Ce lundi 29 décembre, dans un bureau de perception de Rabat, j’ai vu pour la première fois depuis longtemps un brassard rouge au bras d’un agent de la TGR. Une couleur qui en dit long : elle symbolise une colère qui ne se contente plus de murmures. Partout au Maroc, du bureau de Tanger-Assilah à Béni Mellal, les trésoriers et percepteurs ont entamé un mouvement de protestation nationale. Port du brassard rouge, arrêt des tâches, sit-ins programmés les mardi 30 et mercredi 31 devant les sièges du ministère de l’Économie et des Finances et des services extérieurs de la TGR le calendrier est serré, la détermination palpable.

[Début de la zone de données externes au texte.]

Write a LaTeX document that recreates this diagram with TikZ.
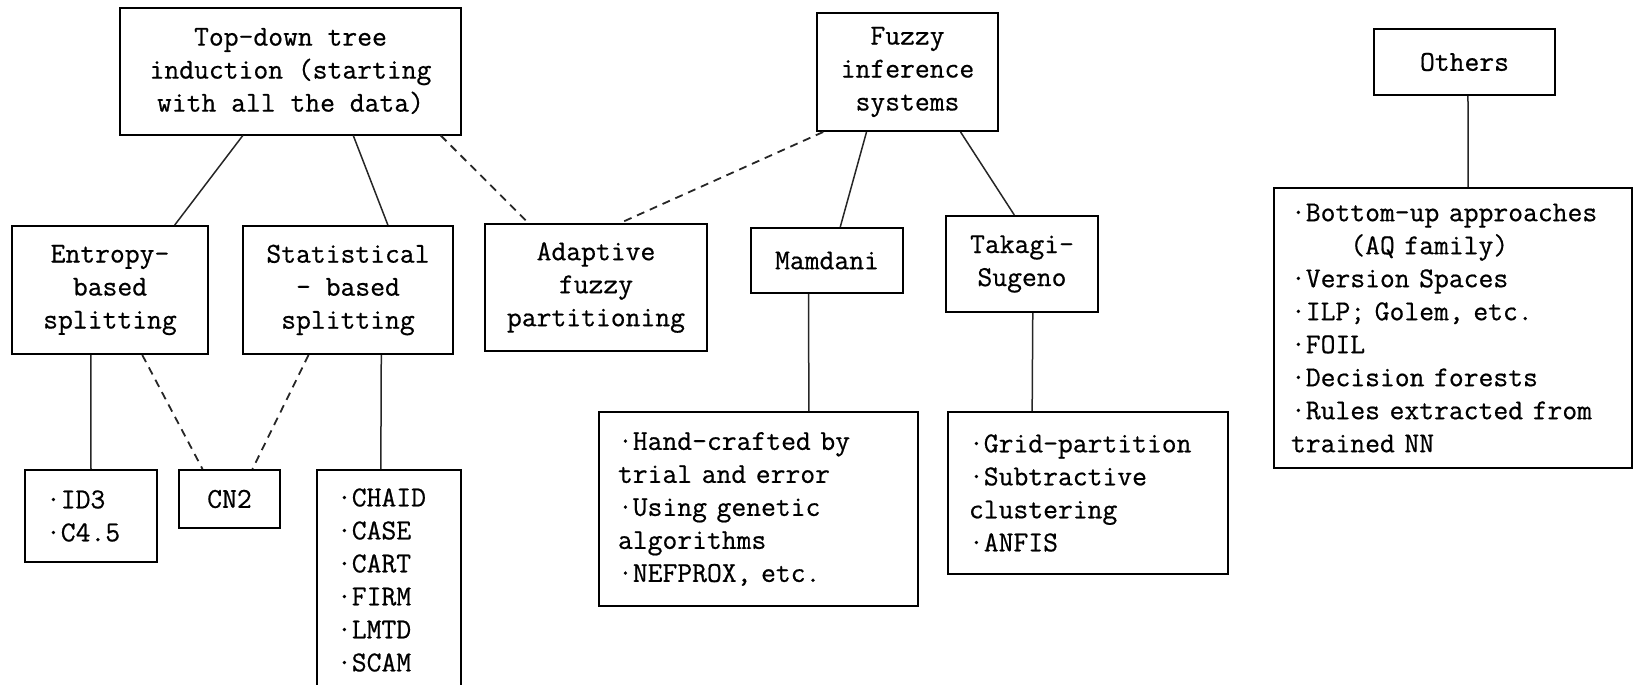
\documentclass[tikz,border=0pt]{standalone}
\usepackage{fontspec}
\setmainfont[FakeBold=0.6]{Latin Modern Mono}
\usetikzlibrary{calc}
% one unit = one pixel of the 1634 x 685 sheet, y grows downwards
\tikzset{
  txt/.style={font=\fontsize{14.4}{16.5}\selectfont},
  box/.style={draw, line width=1pt, inner sep=0pt, align=center, txt},
  sz/.style 2 args={minimum width=#1*0.5pt, minimum height=#2*0.5pt},
  listbox/.style={draw, line width=1pt, inner ysep=0pt, align=left, txt},
  link/.style={line width=0.75pt, draw=black!85},
  dlink/.style={link, line width=0.9pt, dash pattern=on 4pt off 3pt},
}
\begin{document}
\begin{tikzpicture}[x=0.5pt, y=-0.5pt]
\useasboundingbox (0,0) rectangle (1634,685);

% upper row
\node[box, sz={341}{127}] (top) at (290.5,71) {Top-down tree\\induction (starting\\with all the data)};
\node[box, sz={181}{118}] (fuzzy) at (907.5,72) {Fuzzy\\inference\\systems};
\node[box, sz={181}{66}] (oth) at (1464.5,62) {Others};

% second row
\node[box, sz={196}{128}] (ent) at (110,290) {Entropy-\\based\\splitting};
\node[box, sz={210}{128}] (stat) at (348,290) {Statistical\\- based\\splitting};
\node[box, sz={222}{127}] (adapt) at (596,287.5) {Adaptive\\fuzzy\\partitioning};
\node[box, sz={152}{65}] (mam) at (827,260.5) {Mamdani};
\node[box, sz={152}{96}] (tak) at (1022,264) {Takagi-\\Sugeno};
\node[listbox, sz={358}{280}, inner xsep=8.5pt, text width=162pt] (olist) at (1453,328)
  {·Bottom-up approaches\\\phantom{AAAA}(AQ family)\\·Version Spaces\\·ILP; Golem, etc.\\·FOIL\\·Decision forests\\·Rules extracted from\\trained NN};

% bottom row
\node[listbox, sz={132}{92}, inner xsep=10.5pt, text width=45pt] (id3) at (91,516) {·ID3\\·C4.5};
\node[box, sz={101}{58}] (cn2) at (229.5,499) {CN2};
\node[listbox, sz={144}{220}, inner xsep=10pt, text width=52pt] (chaid) at (389,580)
  {·CHAID\\·CASE\\·CART\\·FIRM\\·LMTD\\·SCAM};
\node[listbox, sz={319}{194}, inner xsep=9.5pt, text width=140.5pt] (hand) at (758.5,509)
  {·Hand-crafted by\\trial and error\\·Using genetic\\algorithms\\·NEFPROX, etc.};
\node[listbox, sz={280}{162}, inner xsep=10.5pt, text width=119pt] (grid) at (1088,493)
  {·Grid-partition\\·Subtractive\\clustering\\·ANFIS};

% solid links
\draw[link] ($(top.south west)!.361!(top.south east)$) -- ($(ent.north west)!.827!(ent.north east)$);
\draw[link] ($(top.south west)!.683!(top.south east)$) -- ($(stat.north west)!.688!(stat.north east)$);
\draw[link] ($(fuzzy.south west)!.276!(fuzzy.south east)$) -- ($(mam.north west)!.586!(mam.north east)$);
\draw[link] ($(fuzzy.south west)!.79!(fuzzy.south east)$) -- ($(tak.north west)!.45!(tak.north east)$);
\draw[link] ($(oth.south west)!.519!(oth.south east)$) -- ($(olist.north west)!.542!(olist.north east)$);
\draw[link] ($(ent.south west)!.403!(ent.south east)$) -- ($(id3.north west)!.5!(id3.north east)$);
\draw[link] ($(stat.south west)!.657!(stat.south east)$) -- ($(chaid.north west)!.444!(chaid.north east)$);
\draw[link] ($(mam.south west)!.38!(mam.south east)$) -- ($(hand.north west)!.657!(hand.north east)$);
\draw[link] ($(tak.south west)!.57!(tak.south east)$) -- ($(grid.north west)!.302!(grid.north east)$);

% dashed links
\draw[dlink] ($(top.south west)!.938!(top.south east)$) -- ($(adapt.north west)!.198!(adapt.north east)$);
\draw[dlink] ($(fuzzy.south west)!.039!(fuzzy.south east)$) -- ($(adapt.north west)!.608!(adapt.north east)$);
\draw[dlink] ($(ent.south west)!.663!(ent.south east)$) -- ($(cn2.north west)!.238!(cn2.north east)$);
\draw[dlink] ($(stat.south west)!.314!(stat.south east)$) -- ($(cn2.north west)!.723!(cn2.north east)$);
\end{tikzpicture}
\end{document}
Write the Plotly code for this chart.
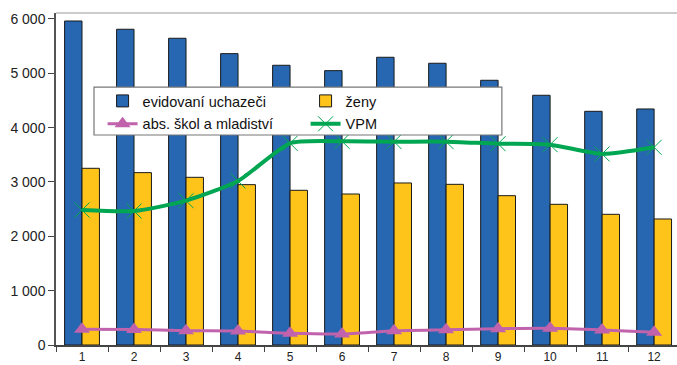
import plotly.graph_objects as go

months = ["1", "2", "3", "4", "5", "6", "7", "8", "9", "10", "11", "12"]
uchazeci = [5963, 5811, 5645, 5362, 5148, 5049, 5295, 5185, 4872, 4596, 4301, 4344]
zeny = [3252, 3172, 3086, 2951, 2847, 2779, 2982, 2957, 2748, 2589, 2405, 2319]
absolventi = [289, 285, 263, 258, 215, 202, 263, 282, 300, 307, 276, 235]
vpm = [2485, 2466, 2656, 3018, 3712, 3749, 3742, 3742, 3705, 3687, 3516, 3638]
ytick_vals = [0, 1000, 2000, 3000, 4000, 5000, 6000]
ytick_text = ["0", "1 000", "2 000", "3 000", "4 000", "5 000", "6 000"]

fig = go.Figure()
fig.add_trace(go.Bar(x=months, y=uchazeci, name="evidovaní uchazeči",
                     marker=dict(color="#2767B1", line=dict(color="#1a1a1a", width=1)),
                     legend="legend"))
fig.add_trace(go.Bar(x=months, y=zeny, name="ženy",
                     marker=dict(color="#FFC41A", line=dict(color="#1a1a1a", width=1)),
                     legend="legend"))
fig.add_trace(go.Scatter(x=months, y=absolventi, name="abs. škol a mladiství",
                         mode="lines+markers",
                         line=dict(color="#C063AC", width=3, shape="spline", smoothing=0.6),
                         marker=dict(symbol="triangle-up", size=14, color="#C063AC"),
                         legend="legend2"))
fig.add_trace(go.Scatter(x=months, y=vpm, name="VPM",
                         mode="lines+markers",
                         line=dict(color="#00A651", width=4, shape="spline", smoothing=0.6),
                         marker=dict(symbol="x-thin", size=15, color="#00A651",
                                     line=dict(color="#00A651", width=1)),
                         legend="legend2"))

font_family = "Liberation Sans, Arial, sans-serif"
leg_common = dict(orientation="h", xanchor="left", yanchor="middle", entrywidth=158,
                  bgcolor="rgba(0,0,0,0)", borderwidth=0, itemclick=False,
                  font=dict(family=font_family, size=14.5, color="#111"), tracegroupgap=0)

fig.update_layout(
    width=677, height=365,
    margin=dict(l=56, r=0, t=13, b=20),
    paper_bgcolor="white", plot_bgcolor="white",
    barmode="group", bargap=0.33, bargroupgap=0,
    font=dict(family=font_family, color="#222"),
    showlegend=True,
    legend=dict(x=0.075, y=0.735, **leg_common),
    legend2=dict(x=0.075, y=0.666, **leg_common),
    xaxis=dict(type="category", range=[-0.5, 11.44], tickson="boundaries",
               ticks="outside", ticklen=5, tickcolor="#444", showline=True,
               linecolor="#444", linewidth=1.5, showgrid=False,
               tickfont=dict(size=12, color="#222")),
    yaxis=dict(range=[0, 6110], tickvals=ytick_vals, ticktext=ytick_text,
               ticks="outside", ticklen=6, tickcolor="#444", showline=True,
               linecolor="#555", linewidth=1.5, showgrid=False, zeroline=False,
               tickfont=dict(size=14, color="#222")),
    shapes=[
        dict(type="line", xref="paper", yref="paper", x0=0, x1=1, y0=1, y1=1,
             line=dict(color="#BBBBBB", width=1.5)),
        dict(type="rect", xref="paper", yref="paper", x0=0.0612, x1=0.718,
             y0=0.6325, y1=0.777, layer="above", fillcolor="white",
             line=dict(color="#777777", width=1.2)),
    ],
)

fig.write_html("out.html", config={"displayModeBar": False},
               post_script="document.body.style.margin='0';document.body.style.padding='0';")
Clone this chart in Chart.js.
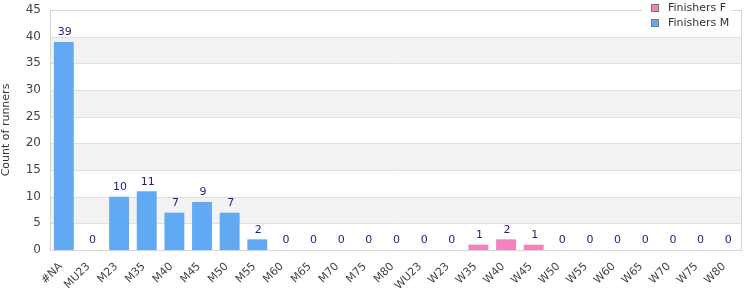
<!DOCTYPE html>
<html><head><meta charset="utf-8">
<script src="https://cdn.jsdelivr.net/npm/chart.js@4.4.1/dist/chart.umd.min.js"></script>
<style>html,body{margin:0;padding:0;background:#fff}#wrap{width:750px;height:300px}</style>
</head><body><div id="wrap"><canvas id="c" width="750" height="300"></canvas></div>
<script>
const categories = ["#NA","MU23","M23","M35","M40","M45","M50","M55","M60","M65","M70","M75","M80","WU23","W23","W35","W40","W45","W50","W55","W60","W65","W70","W75","W80"];
const finishersF = [0,0,0,0,0,0,0,0,0,0,0,0,0,0,0,1,2,1,0,0,0,0,0,0,0];
const finishersM = [39,0,10,11,7,9,7,2,0,0,0,0,0,0,0,0,0,0,0,0,0,0,0,0,0];
const yTicks = [0,5,10,15,20,25,30,35,40,45];

const FONT = "'DejaVu Sans', Verdana, sans-serif";

const bands = {
  id:'bands',
  beforeDatasetsDraw(chart){
    const {ctx, chartArea:a, scales:{y}} = chart;
    ctx.save();
    ctx.fillStyle = '#f2f2f2';
    for (let i=1;i<yTicks.length-1;i+=2){
      const y1 = y.getPixelForValue(yTicks[i]);
      const y2 = y.getPixelForValue(yTicks[i+1]);
      ctx.fillRect(a.left, y2, a.right-a.left, y1-y2);
    }
    ctx.strokeStyle = '#e0e0e0'; ctx.lineWidth = 1;
    yTicks.forEach(t=>{ const py=Math.round(y.getPixelForValue(t))+0.5; ctx.beginPath(); ctx.moveTo(a.left,py); ctx.lineTo(a.right,py); ctx.stroke();});
    ctx.restore();
  }
};

const frameAndLabels = {
  id:'frameAndLabels',
  afterDatasetsDraw(chart){
    const {ctx, chartArea:a, scales:{x,y}} = chart;
    ctx.save();
    ctx.strokeStyle = '#d6d6d6'; ctx.lineWidth = 1;
    ctx.strokeRect(Math.round(a.left)+0.5, Math.round(a.top)+0.5, Math.round(a.right-a.left), Math.round(a.bottom-a.top));
    ctx.fillStyle = '#1c1c8c';
    ctx.font = '11px ' + FONT;
    ctx.textAlign = 'center'; ctx.textBaseline = 'bottom';
    categories.forEach((c,i)=>{
      const tot = finishersF[i] + finishersM[i];
      const px = x.getPixelForValue(i);
      const py = y.getPixelForValue(tot) - 4;
      ctx.fillText(String(tot), px+1, py);
    });
    // legend
    const ds = chart.data.datasets;
    const lx = 645, lw = 90, lh = 30;
    ctx.fillStyle = '#fff';
    ctx.fillRect(lx-3, 0, lw, lh);
    ctx.textAlign='left'; ctx.textBaseline='middle'; ctx.font='11px '+FONT;
    ds.forEach((d,i)=>{
      const cy = 8 + i*15;
      ctx.fillStyle = d.backgroundColor;
      ctx.fillRect(lx+6, cy-4, 8, 8);
      ctx.strokeStyle='#777'; ctx.lineWidth=1;
      ctx.strokeRect(lx+6.5, cy-3.5, 7, 7);
      ctx.fillStyle='#333';
      ctx.fillText(d.label, lx+23, cy);
    });
    ctx.restore();
  }
};

new Chart(document.getElementById('c'), {
  type:'bar',
  data:{
    labels: categories,
    datasets:[
      {label:'Finishers F', data: finishersF, backgroundColor:'#f283bd', stack:'s', categoryPercentage:0.72, barPercentage:1},
      {label:'Finishers M', data: finishersM, backgroundColor:'#62a9f4', stack:'s', categoryPercentage:0.72, barPercentage:1}
    ]
  },
  options:{
    responsive:false, animation:false,
    layout:{padding:{left:0,right:9,top:10,bottom:0}},
    plugins:{legend:{display:false}, tooltip:{enabled:false}},
    scales:{
      x:{stacked:true, grid:{display:false, drawTicks:false}, border:{display:false},
         ticks:{color:'#444', font:{family:FONT,size:11}, maxRotation:45, minRotation:45, autoSkip:false, padding:10, labelOffset:-3},
         afterFit(s){ s.height = 50; }},
      y:{stacked:true, min:0, max:45, grid:{display:false, drawTicks:false}, border:{display:false},
         ticks:{stepSize:5, color:'#444', font:{family:FONT,size:12, lineHeight:0.8}, padding:9},
         title:{display:true, text:'Count of runners', color:'#333', font:{family:FONT,size:11}, padding:{top:0,bottom:4}},
         afterFit(s){ s.width = 50; s.paddingTop = 0; s.paddingBottom = 0; }}
    }
  },
  plugins:[bands, frameAndLabels]
});
</script></body></html>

Ce qui cristallise le mécontentement ? Une mise en œuvre jugée « chaotique et improvisée » par les agents de la réforme du recouvrement des taxes locales découlant de la loi 14-25, qui modifie la loi 47-06. Cette loi, entrée en vigueur en juin 2025, vise à rapprocher la fiscalité locale de la réalité territoriale, dans le cadre de la régionalisation avancée, en créant notamment 92 perceptions communales censées dynamiser la gestion territoriale des recettes fiscales ; mais sur le terrain, la transition s’annonce difficile.
Au cœur des critiques : la réaffectation de ces perceptions vers des entités communales sous la tutelle d’un autre ministère, souvent sans nouveaux locaux ni conditions matérielles adéquates. Ainsi, des agents se retrouvent à travailler dans des espaces partagés, parfois sous la menace d’évacuation administrative, dans des bâtiments toujours arborant l’enseigne de la TGR. À Mabella (Rabat), le changement des serrures et panneaux sans procès-verbal de passation est devenu l’exemple emblématique de ce que dénoncent les agents : un sentiment d’attaque contre la dignité professionnelle et l’intégrité du service public.
Et les tensions ne sont pas seulement locales. Pour les syndicalistes, cette installation de percepteurs communaux dans des locaux de la TGR viole le principe constitutionnel de continuité du service public et crée une zone grise juridique. En réaction, ils exigent non seulement l’ouverture immédiate de procédures de redéploiement, mais aussi le traitement des demandes de mutation, refusant toute logique de « fait accompli ». À défaut d’un dialogue rapide avec l’exécutif, la mobilisation pourrait s’étendre à des grèves nationales, préviennent les représentants du personnel.
Derrière ce mouvement, c’est aussi une réforme fiscale plus large qui se heurte à la réalité. La loi 14-25 a certes été saluée par des parlementaires comme une étape vers une fiscalité locale plus équitable et autonome, notamment en responsabilisant davantage les autorités locales dans la mobilisation des recettes. Mais le transfert de compétences par exemple de la TGR vers la Direction générale des impôts pour certaines taxes et l’organisation matérielle du changement peinent à convaincre ceux qui sont chargés de l’exécuter.
Au même moment, dans les couloirs du ministère de l’Économie, Nadia Fettah tente de calmer le jeu. Dans une lettre adressée au Trésorier général, elle rappelle l’importance de la réforme dans l’effort de modernisation tout en insistant sur le volontariat et la préservation des droits acquis des fonctionnaires.Une posture de temporisation qui, pour l’instant, ne suffit pas à désamorcer les frustrations.
Cette crise survient dans un contexte économique plus large où les finances publiques du Maroc montrent des signes contrastés : les recettes fiscales progressent, mais le déficit budgétaire reste important plus de 68,8 milliards de dirhams à fin novembre 2025 selon les derniers bulletins de la TGR.
Au-delà du bras de fer avec l’administration centrale, ce mouvement à la TGR illustre une réalité plus profonde : l’ambition d’une administration publique modernisée doit s’accompagner d’un dialogue social robuste et de conditions matérielles claires sur le terrain. Sans cela, même les réformes les mieux intentionnées risquent de se transformer en casse-tête bureaucratique avec, au bout du compte, un impact sur la qualité du service rendu au contribuable marocain.